/DataEngCh

Source code intended to solve code challenge of insight data science

Primary LanguageJava

DataEngCh

Source code intended to solve code challenge of insight data engineering. All main code is inside src folder. There are 4 main files and the files are structured with simple package so that it is easier to be reviewed.

Library

I am using java library to handle JSON file. The jar "json-simple-1.1.1.jar" is included inside src/lib folder. Basically by downloading / cloning repo, all library is included and no need to download it from separate server. However, incase it were needed, I got the package from https://code.google.com/archive/p/json-simple/

Files

  • TweetMain.java : Main file, dealing with input/output file and parsing JSON
  • TweetHeap.java : Class that dealing with storing tweet in heap min. The reason using heap because the minimum element is always on root and deleting/inserting take log(n) operation only, where n is number of tweet in graph. This class verify old tweet based on time and discard if outside 60 second window. The maximum timestamp is kept in individual variable to verify either tweet is in order or out of order.
  • Tweet.java : Class Tweet consist of timestamp and arraylist of hashtag string. It will always store unique hashtag only.
  • TweetHash.java : Class that represent graph in hashmap data structure. More detail in graph section

Graph

Graph representation is stored in HashMap data structure. The key is combination of hashtags and value is the count of that combination. Example :

hashtag1=[Apache,Spark] key is 'ApacheSpark' and 'SparkApache', value = 1 ( only 1 ApacheSpark)

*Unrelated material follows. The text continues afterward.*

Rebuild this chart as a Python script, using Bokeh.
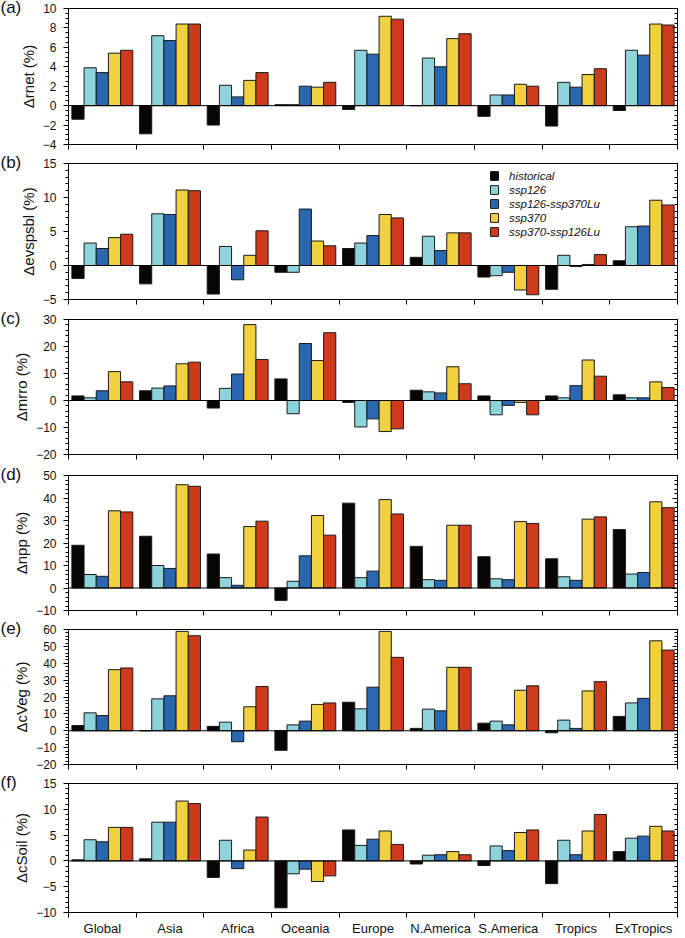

hashtag2=[Apache,Spark,Storm] key are 'ApacheSpark' 'SparkApache', value = 2 ( it is added from before) 'ApacheStorm' 'StormApache', value = 1 'SparkStorm' 'StormSpark', value = 1

Since the output is average degree, then only list of edge and vertices count is considered. Based on the handshaking lemma, average degree is (2 E/V). In this case, E is the size of HashMap edge list and V is the size of HashMap vertices

The reason use HashMap is because it has constant operation time. Therefore it is scalable for large number of data.

Run

I have tested in macintosh, all is functional properly. File run.sh has been configured to include all library

$ sh < run.sh

or

$ ./run.sh

I have tried, it passed testing "test-2-tweets-all-distinct".